Politically, student loans are a powder keg. The Trump administration previously postponed plans to restart involuntary collections (like wage garnishment) on defaulted loans, acknowledging the volatility of the issue during an election year focused on economic pain (Associated Press). By moving the function to Treasury, the White House may be attempting to insulate itself from the political fallout of aggressive collections.
The ultimate destination for all loans remains in flux. While Secretary McMahon previously called Treasury a “natural” home, President Trump himself has suggested the Small Business Administration should oversee them—a proposal that has baffled experts given the vast difference in portfolio scale and complexity.

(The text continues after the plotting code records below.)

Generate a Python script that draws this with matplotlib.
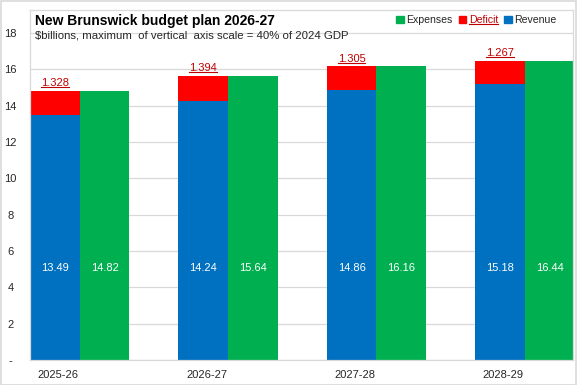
import matplotlib
matplotlib.use("Agg")
import matplotlib.pyplot as plt
from matplotlib.patches import Patch
from matplotlib.lines import Line2D
import numpy as np

years = ["2025-26", "2026-27", "2027-28", "2028-29"]
revenue = [13.49, 14.24, 14.86, 15.18]
expenses = [14.82, 15.64, 16.16, 16.44]
deficit = [1.328, 1.394, 1.305, 1.267]

blue = "#0070C0"
green = "#00B050"
red = "#FF0000"
dred = "#C00000"
grid_c = "#D9D9D9"
txt_c = "#262626"

plt.rcParams["font.family"] = ["Liberation Sans", "DejaVu Sans"]

W, H = 577, 385
fig = plt.figure(figsize=(W / 100, H / 100), dpi=100)
ax = fig.add_axes([30 / W, 25 / H, 543 / W, 350 / H])

x = np.arange(len(years))
w = 0.335
ax.bar(x - w / 2, revenue, w, color=blue, zorder=2)
ax.bar(x - w / 2, deficit, w, bottom=revenue, color=red, zorder=2)
ax.bar(x + w / 2, expenses, w, color=green, zorder=2)

ax.set_xlim(-w, 3 + 0.325)
ax.set_ylim(0, 19.26)
ax.set_yticks(range(0, 19, 2))
ax.set_yticklabels(["-"] + [str(v) for v in range(2, 19, 2)])
ax.set_xticks(x - 0.145)
ax.set_xticklabels(years)
ax.tick_params(length=0, labelsize=8, colors=txt_c, pad=7)
ax.tick_params(axis="y", pad=14)
for lab in ax.get_yticklabels():
    lab.set_horizontalalignment("center")
ax.grid(axis="y", color=grid_c, lw=0.9, zorder=0)
for s in ax.spines.values():
    s.set_color(grid_c)
    s.set_linewidth(0.9)

# value labels inside bars
for i in range(len(years)):
    ax.text(x[i] - w / 2, 5.05, f"{revenue[i]:.2f}", color="white",
            ha="center", va="center", fontsize=8, zorder=3)
    ax.text(x[i] + w / 2, 5.05, f"{expenses[i]:.2f}", color="white",
            ha="center", va="center", fontsize=8, zorder=3)

underline = []
for i in range(len(years)):
    t = ax.text(x[i] - w / 2, revenue[i] + deficit[i] + 0.15, f"{deficit[i]:.3f}",
                color=dred, ha="center", va="bottom", fontsize=8, zorder=3)
    underline.append(t)

fig.text(35 / W, 1 - 20.5 / H, "New Brunswick budget plan 2026-27",
         fontsize=10, fontweight="bold", color="black", va="center",
         family=["Liberation Sans Narrow", "Liberation Sans", "DejaVu Sans"])
fig.text(35 / W, 1 - 35 / H,
         "$billions, maximum  of vertical  axis scale = 40% of 2024 GDP",
         fontsize=8.2, color=txt_c, va="center")

handles = [Patch(color=green, label="Expenses"),
           Patch(color=red, label="Deficit"),
           Patch(color=blue, label="Revenue")]
leg = fig.legend(handles=handles, loc="center right", ncol=3,
                 bbox_to_anchor=(562 / W, 1 - 20 / H), frameon=False,
                 fontsize=7.6, handlelength=0.7, handleheight=0.7,
                 handletextpad=0.25, columnspacing=0.6, borderpad=0)
for t in leg.get_texts():
    t.set_color(txt_c)
leg.get_texts()[1].set_color(dred)
underline.append(leg.get_texts()[1])

# figure border
fig.add_artist(plt.Rectangle((0.5 / W, 0.5 / H), 1 - 1.5 / W, 1 - 1.5 / H,
                             transform=fig.transFigure, fill=False,
                             ec=grid_c, lw=1.2))

fig.canvas.draw()
r = fig.canvas.get_renderer()
for t in underline:
    bb = t.get_window_extent(r)
    y0 = bb.y0 + 1
    fig.add_artist(Line2D([bb.x0 / W, bb.x1 / W], [y0 / H, y0 / H],
                          transform=fig.transFigure, color=dred, lw=0.8))

fig.savefig("out.png", dpi=100)
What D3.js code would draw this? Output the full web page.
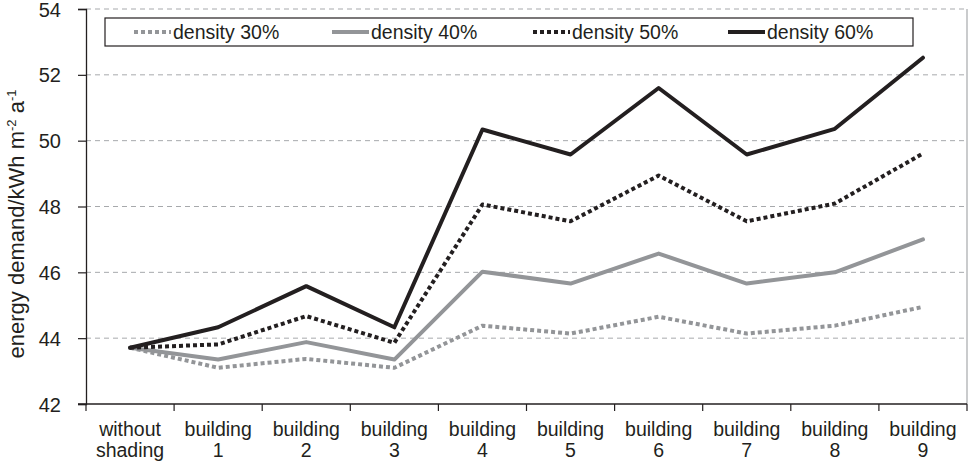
<!DOCTYPE html>
<html><head><meta charset="utf-8">
<script src="https://cdn.jsdelivr.net/npm/d3@7/dist/d3.min.js"></script>
<style>body{margin:0;background:#fff}svg{display:block}text{font-family:"Liberation Sans",Arial,sans-serif;fill:#231f20}</style>
</head><body>
<svg id="c" width="971" height="466"></svg>
<script>
const categories = [["without","shading"],["building","1"],["building","2"],["building","3"],["building","4"],["building","5"],["building","6"],["building","7"],["building","8"],["building","9"]];
const density30 = [43.71, 43.10, 43.37, 43.10, 44.38, 44.14, 44.65, 44.14, 44.38, 44.95];
const density40 = [43.71, 43.35, 43.88, 43.35, 46.02, 45.66, 46.57, 45.66, 46.00, 47.00];
const density50 = [43.71, 43.81, 44.67, 43.86, 48.06, 47.55, 48.94, 47.55, 48.09, 49.61];
const density60 = [43.71, 44.33, 45.58, 44.33, 50.34, 49.58, 51.60, 49.58, 50.36, 52.52];
const seriesNames = ["density 30%","density 40%","density 50%","density 60%"];
const yTicks = [42,44,46,48,50,52,54];

const series = [
  {name: seriesNames[0], values: density30, color:"#939598", dash:"4,3"},
  {name: seriesNames[1], values: density40, color:"#939598", dash:null},
  {name: seriesNames[2], values: density50, color:"#231f20", dash:"4,3"},
  {name: seriesNames[3], values: density60, color:"#231f20", dash:null}
];

const svg = d3.select("#c");
const L = 86, R = 967, T = 9, B = 404;
const x = d3.scaleBand().domain(d3.range(categories.length)).range([L, R]);
const y = d3.scaleLinear().domain([42, 54]).range([B, T]);

// gridlines
svg.append("g").selectAll("line").data(yTicks.filter(d => d > 42)).join("line")
  .attr("x1", L).attr("x2", R).attr("y1", d => y(d)).attr("y2", d => y(d))
  .attr("stroke", "#a7a9ac").attr("stroke-width", 1).attr("stroke-dasharray", "5,4");
// right border
svg.append("line").attr("x1", R).attr("x2", R).attr("y1", T).attr("y2", B)
  .attr("stroke", "#a7a9ac").attr("stroke-width", 1.2);

// y axis
const yAxis = svg.append("g").attr("transform", `translate(${L},0)`)
  .call(d3.axisLeft(y).tickValues(yTicks).tickSize(8).tickPadding(17).tickFormat(d3.format("d")));
yAxis.select(".domain").attr("stroke", "#231f20").attr("stroke-width", 1.3);
yAxis.selectAll(".tick line").attr("stroke", "#231f20").attr("stroke-width", 1.2);
yAxis.selectAll("text").style("font-size", "20px").attr("fill", "#231f20").attr("dy", "0.35em");

// x axis (ticks at band boundaries)
const bounds = d3.range(categories.length + 1).map(i => L + i * x.bandwidth());
svg.append("line").attr("x1", L - 8).attr("x2", R).attr("y1", B).attr("y2", B)
  .attr("stroke", "#231f20").attr("stroke-width", 1.3);
svg.append("g").selectAll("line").data(bounds).join("line")
  .attr("x1", d => d).attr("x2", d => d).attr("y1", B).attr("y2", B + 7)
  .attr("stroke", "#231f20").attr("stroke-width", 1.2);
const xl = svg.append("g").selectAll("text").data(categories).join("text")
  .attr("text-anchor", "middle").style("font-size", "19.5px")
  .attr("x", (d, i) => x(i) + x.bandwidth() / 2).attr("y", 436);
xl.append("tspan").text(d => d[0]).attr("x", (d, i) => x(i) + x.bandwidth() / 2).attr("dy", 0);
xl.append("tspan").text(d => d[1]).attr("x", (d, i) => x(i) + x.bandwidth() / 2).attr("dy", 21);

// y title
const yt = svg.append("text").attr("transform", `translate(24,224) rotate(-90)`)
  .attr("text-anchor", "middle").style("font-size", "22px");
yt.append("tspan").text("energy demand/kWh m");
yt.append("tspan").text("-2").attr("dy", -8).style("font-size", "13px");
yt.append("tspan").text(" a").attr("dy", 8);
yt.append("tspan").text("-1").attr("dy", -8).style("font-size", "13px");

// lines
const line = d3.line().x((d, i) => x(i) + x.bandwidth() / 2).y(d => y(d));
svg.append("g").selectAll("path").data(series).join("path")
  .attr("d", d => line(d.values)).attr("fill", "none")
  .attr("stroke", d => d.color).attr("stroke-width", 4)
  .attr("stroke-dasharray", d => d.dash).attr("stroke-linejoin", "round")
  .attr("stroke-linecap", d => d.dash ? "butt" : "round");

// legend
svg.append("rect").attr("x", 105).attr("y", 18).attr("width", 808).attr("height", 28)
  .attr("fill", "#fff").attr("stroke", "#231f20").attr("stroke-width", 1.2);
const legX = [134, 332, 533, 728];
const lg = svg.append("g").selectAll("g").data(series).join("g")
  .attr("transform", (d, i) => `translate(${legX[i]},32)`);
lg.append("line").attr("x1", 0).attr("x2", 37).attr("y1", 0).attr("y2", 0)
  .attr("stroke", d => d.color).attr("stroke-width", 4).attr("stroke-dasharray", d => d.dash);
lg.append("text").attr("x", 39).attr("y", 7).style("font-size", "19.5px").text(d => d.name);
</script>
</body></html>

The Bigger Picture: Ideology Over Institution
This is not merely a bureaucratic reshuffling. It is the central execution of a long-planned strategy to eliminate the Department of Education, an agency Trump has consistently labeled as overrun by “liberal thinking.” The student loan portfolio, the department’s largest operational responsibility, is its most valuable asset. Seizing control of that asset is the key to rendering the department inert.
The immediate risk is borrower confusion and system error during a complex transfer. The long-term risk is the erosion of a dedicated federal agency focused on educational access and equity, replaced by a financial collections agency with a fundamentally different mission. With $1.7 trillion in outstanding debt and tens of millions of borrowers depending on a functioning system, the stakes could not be higher.
The next phase—taking over non-defaulted loans—will be the true test. It will require building new infrastructure, training staff, and ensuring no disruption to the repayment journeys of over 30 million borrowers. For now, the Treasury Department is inheriting the most troubled segment of the portfolio, setting the stage for a high-stakes experiment in federal loan management.